Comme l’explique la réalisatrice dans un entretien qui accompagne le film, la blessure narcissique chez la mère d’un enfant handicapé est énorme, car elle a la terrible impression de n’avoir pas bien réussi son enfant. Là-dessus vient se greffer un sentiment de culpabilité écrasant et la peur de ne pas être à la hauteur puisqu’une mère se doit d’être entièrement dévouée à son enfant, à plus forte raison quand celui-ci est handicapé.
Sarah Moon Howe s’occupe ainsi de son petit Jack et filme leur quotidien pour se sentir moins seule…
Relâcher la pression
Et puis un jour, elle reçoit un appel du chorégraphe Wim Vandekeybus qui participe au spectacle de strip-tease chorégraphié Nightshade. Il sait très bien qu’elle a raccroché et souhaite néanmoins lui faire passer une audition. Sarah Moon Howe se retrouve alors à partir en tournée quelques jours par mois, et cette bulle d’air lui permet de retrouver sa vie de femme et de puiser petit à petit la force d’aller de l’avant et de soutenir son fils avec bien plus d’énergie.

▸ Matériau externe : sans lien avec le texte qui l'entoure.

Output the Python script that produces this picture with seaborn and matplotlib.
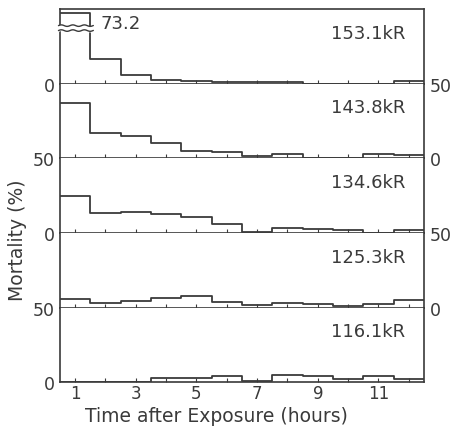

Comme en cas de dépressurisation, quand les hôtesses de l’air conseillent aux parents d'enfiler leur propre masque à oxygène avant de le mettre sur l’enfant, Sarah Moon Howe a fait le choix difficile et courageux de prendre soin d’elle-même afin d’être plus forte et disponible pour son enfant. Un choix qu’elle assume totalement et dont elle nous offre un aperçu dans ce remarquable témoignage.